Elia non è in grado di esprimere a parole le sue emozioni perché non ha mai acquisito un linguaggio autonomo. Elia ripete poche frasi e per comunicare usa vari supporti visivi.
Esistono tuttavia testimonianze di persone autistiche sul loro benessere psicofisico ed emotivo nel praticare lo sport, come quella di Naoki Nigashida, un ragazzo giapponese che a 13 anni ha scritto una sorta di autobiografia, Il motivo per cui salto, dove tra sensazioni e aneddoti racconta il piacere della corsa. Sempre insieme gli altri, però!

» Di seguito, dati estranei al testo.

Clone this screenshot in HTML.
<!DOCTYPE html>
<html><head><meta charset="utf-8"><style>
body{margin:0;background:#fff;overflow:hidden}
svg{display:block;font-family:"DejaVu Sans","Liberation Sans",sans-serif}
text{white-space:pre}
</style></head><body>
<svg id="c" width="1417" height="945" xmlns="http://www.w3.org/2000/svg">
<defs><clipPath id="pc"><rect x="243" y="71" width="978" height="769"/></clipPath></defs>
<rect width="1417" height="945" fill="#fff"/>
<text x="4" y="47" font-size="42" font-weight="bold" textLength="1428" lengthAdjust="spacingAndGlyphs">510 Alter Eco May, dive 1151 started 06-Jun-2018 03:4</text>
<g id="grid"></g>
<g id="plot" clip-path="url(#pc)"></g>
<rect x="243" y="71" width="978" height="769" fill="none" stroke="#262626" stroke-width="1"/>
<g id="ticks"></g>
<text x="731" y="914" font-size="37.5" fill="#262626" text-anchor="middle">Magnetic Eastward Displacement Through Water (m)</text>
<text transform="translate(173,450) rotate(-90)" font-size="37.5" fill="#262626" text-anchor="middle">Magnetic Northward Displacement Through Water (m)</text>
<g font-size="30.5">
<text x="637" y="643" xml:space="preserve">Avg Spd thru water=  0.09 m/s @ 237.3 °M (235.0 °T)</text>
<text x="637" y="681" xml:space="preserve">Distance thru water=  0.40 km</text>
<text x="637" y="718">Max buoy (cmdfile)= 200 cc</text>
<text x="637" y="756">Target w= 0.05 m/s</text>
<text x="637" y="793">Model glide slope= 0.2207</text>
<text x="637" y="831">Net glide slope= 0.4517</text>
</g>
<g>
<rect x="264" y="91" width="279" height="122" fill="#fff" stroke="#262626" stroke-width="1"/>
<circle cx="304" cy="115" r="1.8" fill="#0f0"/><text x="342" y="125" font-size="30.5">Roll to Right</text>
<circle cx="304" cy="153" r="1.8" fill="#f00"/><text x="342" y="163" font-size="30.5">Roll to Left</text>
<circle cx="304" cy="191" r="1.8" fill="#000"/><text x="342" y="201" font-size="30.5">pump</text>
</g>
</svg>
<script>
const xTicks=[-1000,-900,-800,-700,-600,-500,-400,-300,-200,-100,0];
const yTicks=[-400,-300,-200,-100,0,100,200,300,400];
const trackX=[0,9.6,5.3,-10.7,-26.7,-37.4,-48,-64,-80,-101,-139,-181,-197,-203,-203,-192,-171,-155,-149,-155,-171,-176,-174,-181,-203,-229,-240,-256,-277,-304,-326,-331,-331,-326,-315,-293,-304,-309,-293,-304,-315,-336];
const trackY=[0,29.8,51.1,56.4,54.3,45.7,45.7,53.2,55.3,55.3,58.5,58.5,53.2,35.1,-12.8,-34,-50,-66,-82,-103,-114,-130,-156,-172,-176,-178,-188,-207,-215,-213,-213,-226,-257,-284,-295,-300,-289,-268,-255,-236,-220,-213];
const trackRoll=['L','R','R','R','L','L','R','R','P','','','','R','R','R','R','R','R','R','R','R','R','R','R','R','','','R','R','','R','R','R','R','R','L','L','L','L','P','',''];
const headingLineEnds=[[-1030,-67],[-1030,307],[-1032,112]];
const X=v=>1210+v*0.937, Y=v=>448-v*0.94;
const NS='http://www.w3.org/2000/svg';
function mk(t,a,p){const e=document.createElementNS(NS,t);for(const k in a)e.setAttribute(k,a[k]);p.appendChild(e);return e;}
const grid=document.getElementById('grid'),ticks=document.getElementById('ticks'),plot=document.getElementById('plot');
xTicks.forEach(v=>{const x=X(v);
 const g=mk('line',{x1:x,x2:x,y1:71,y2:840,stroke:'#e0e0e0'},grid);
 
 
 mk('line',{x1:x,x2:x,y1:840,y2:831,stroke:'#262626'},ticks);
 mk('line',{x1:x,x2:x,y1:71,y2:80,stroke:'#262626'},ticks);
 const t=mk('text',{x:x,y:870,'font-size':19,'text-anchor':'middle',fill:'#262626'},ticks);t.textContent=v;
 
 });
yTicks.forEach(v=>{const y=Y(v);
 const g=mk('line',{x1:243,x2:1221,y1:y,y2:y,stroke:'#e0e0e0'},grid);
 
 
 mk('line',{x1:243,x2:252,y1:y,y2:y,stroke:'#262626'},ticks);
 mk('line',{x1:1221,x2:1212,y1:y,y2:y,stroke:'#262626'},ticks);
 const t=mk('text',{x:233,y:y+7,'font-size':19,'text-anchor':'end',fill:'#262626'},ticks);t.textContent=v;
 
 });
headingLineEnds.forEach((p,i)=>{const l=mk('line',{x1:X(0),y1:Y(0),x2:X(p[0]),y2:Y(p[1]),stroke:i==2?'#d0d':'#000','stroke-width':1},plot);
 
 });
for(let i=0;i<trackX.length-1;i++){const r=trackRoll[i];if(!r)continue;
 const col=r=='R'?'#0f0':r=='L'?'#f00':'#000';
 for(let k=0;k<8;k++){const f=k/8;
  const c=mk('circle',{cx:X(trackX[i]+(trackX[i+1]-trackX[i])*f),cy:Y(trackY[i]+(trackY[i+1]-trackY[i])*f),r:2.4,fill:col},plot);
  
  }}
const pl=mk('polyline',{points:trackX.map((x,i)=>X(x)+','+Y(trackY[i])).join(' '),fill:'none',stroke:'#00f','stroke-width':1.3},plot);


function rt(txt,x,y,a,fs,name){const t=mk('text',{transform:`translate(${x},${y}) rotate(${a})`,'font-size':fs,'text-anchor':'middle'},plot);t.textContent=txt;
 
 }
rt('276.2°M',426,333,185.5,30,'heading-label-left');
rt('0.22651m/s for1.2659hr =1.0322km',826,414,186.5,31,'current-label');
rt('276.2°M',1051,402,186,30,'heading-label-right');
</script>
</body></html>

“Mi piace correre, ma quando mi rendo conto di dover correre velocemente, non ci riesco. Se corro tanto per divertirmi, con i miei compagni, posso andare avanti finché voglio: è come se anche il vento diventasse il mio amico. Spesso mi dicono che sono molto bravo a scappare, ma la verità è che, quando qualcuno mi insegue e sta per raggiungermi, oltre al divertimento provo un po’ di paura. Questo mi spinge a fare uno scatto e a filare via come un razzo.

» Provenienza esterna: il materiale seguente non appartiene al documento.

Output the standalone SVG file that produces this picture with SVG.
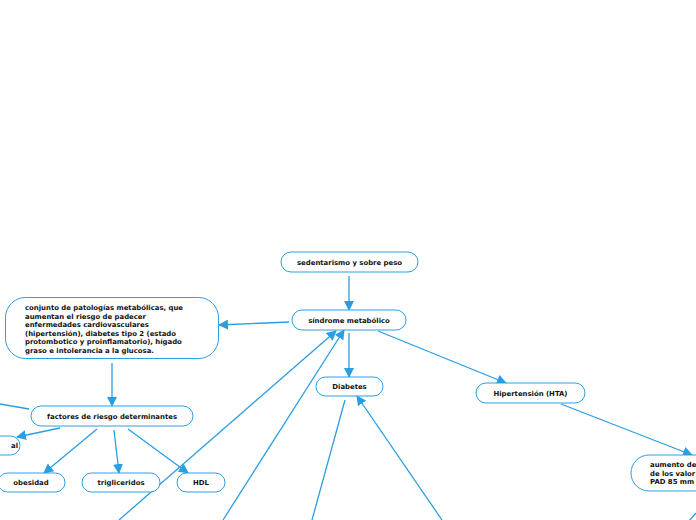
<svg xmlns="http://www.w3.org/2000/svg" width="696" height="520" viewBox="0 0 696 520">
<defs>
<marker id="ah" viewBox="0 0 10 10" refX="9" refY="5" markerWidth="10" markerHeight="10" markerUnits="userSpaceOnUse" orient="auto">
<path d="M0,0 L10,5 L0,10 z" fill="#2a9ee3"/>
</marker>
</defs>
<style>
.n{fill:#fff;stroke:#2a9ee3;stroke-width:1}
.t{font-family:"DejaVu Sans",Verdana,sans-serif;font-weight:bold;font-size:6.9px;fill:#111}
.c{text-anchor:middle}
.e line{stroke:#2a9ee3;stroke-width:1.3;fill:none}
.a{marker-end:url(#ah)}
</style>
<rect width="696" height="520" fill="#fff"/>
<g class="e">
<line class="a" x1="349" y1="276" x2="349" y2="310"/>
<line class="a" x1="289" y1="322" x2="219" y2="325"/>
<line class="a" x1="112" y1="363" x2="112" y2="406"/>
<line x1="29" y1="409" x2="0" y2="404"/>
<line class="a" x1="60" y1="428" x2="17" y2="437"/>
<line class="a" x1="97" y1="429" x2="44" y2="473"/>
<line class="a" x1="114" y1="430" x2="119" y2="473"/>
<line class="a" x1="128" y1="429" x2="188" y2="473"/>
<line class="a" x1="119" y1="520" x2="336" y2="331"/>
<line class="a" x1="223" y1="520" x2="344" y2="330"/>
<line class="a" x1="349" y1="333" x2="349" y2="377"/>
<line x1="345" y1="400" x2="312" y2="520"/>
<line class="a" x1="442" y1="520" x2="357" y2="396"/>
<line class="a" x1="378" y1="331" x2="506" y2="383"/>
<line class="a" x1="561" y1="404" x2="692" y2="455"/>
<line x1="689" y1="521" x2="696" y2="513"/>
</g>
<g id="sedentarismo">
<rect class="n" x="281" y="252" width="137" height="20" rx="10"/>
<text class="t c" x="349.5" y="264.5">sedentarismo y sobre peso</text>
</g>
<g id="sindrome">
<rect class="n" x="292" y="310" width="114" height="20" rx="10"/>
<text class="t c" x="349" y="322.5">síndrome metabólico</text>
</g>
<g id="conjunto">
<rect class="n" x="5.5" y="297.5" width="213" height="61" rx="20"/>
<text class="t" x="25" y="310">conjunto de patologías metabólicas, que</text>
<text class="t" x="25" y="318.5">aumentan el riesgo de padecer</text>
<text class="t" x="25" y="327">enfermedades cardiovasculares</text>
<text class="t" x="25" y="335.5">(hipertensión), diabetes tipo 2 (estado</text>
<text class="t" x="25" y="344">protombotico y proinflamatorio), hígado</text>
<text class="t" x="25" y="352.5">graso e intolerancia a la glucosa.</text>
</g>
<g id="factores">
<rect class="n" x="31" y="406" width="162" height="20" rx="10"/>
<text class="t c" x="112" y="418.5">factores de riesgo determinantes</text>
</g>
<g id="al">
<rect class="n" x="-60" y="436" width="80" height="19" rx="9.5"/>
<text class="t" x="18" y="448" text-anchor="end">al</text>
</g>
<g id="obesidad">
<rect class="n" x="-2" y="473" width="67" height="19" rx="9.5"/>
<text class="t c" x="31" y="485">obesidad</text>
</g>
<g id="trigliceridos">
<rect class="n" x="82" y="473" width="78" height="19" rx="9.5"/>
<text class="t c" x="121" y="485">trigliceridos</text>
</g>
<g id="hdl">
<rect class="n" x="177" y="473" width="48" height="19" rx="9.5"/>
<text class="t c" x="201" y="485">HDL</text>
</g>
<g id="diabetes">
<rect class="n" x="316" y="377" width="67" height="19" rx="9.5"/>
<text class="t c" x="349.5" y="389">Diabetes</text>
</g>
<g id="hta">
<rect class="n" x="476" y="383" width="109" height="20" rx="10"/>
<text class="t c" x="530.5" y="395.5">Hipertensión (HTA)</text>
</g>
<g id="aumento">
<rect class="n" x="631" y="455" width="120" height="36" rx="18"/>
<text class="t" x="650" y="467">aumento de</text>
<text class="t" x="650" y="475.5">de los valor</text>
<text class="t" x="650" y="484">PAD 85 mm</text>
</g>
</svg>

Il motivo per cui non riesco a correre bene, quando so di doverlo fare, non c’entra col sistema nervoso. Piuttosto, appena cerco di prendere velocità, comincio a pensare al modo in cui dovrei muovere braccia e gambe, e a quel punto il mio corpo si blocca. Ma non è l’unica ragione per cui non me la cavo bene nelle gare: battere gli altri non mi dà nessun piacere. È giusto dare il meglio di sé, però questo desiderio di arrivare primi è un discorso diverso. Quindi, durante le competizioni – come le giornate sportive a scuola – mi godo semplicemente il fatto di essere lì, e finisco per correre con la fretta di una persona che attraversa un prato saltellando.”
Bibliografia
Maurizio Arduino, Il bambino che parla con la luce, Einaudi, Torino 2014.
Luigi Mazzone, Un autistico in famiglia, Mondadori, Milano 2015.
Naoki Higashida, Il motivo per cui salto, Sperling & Kupfer, Milano 2014.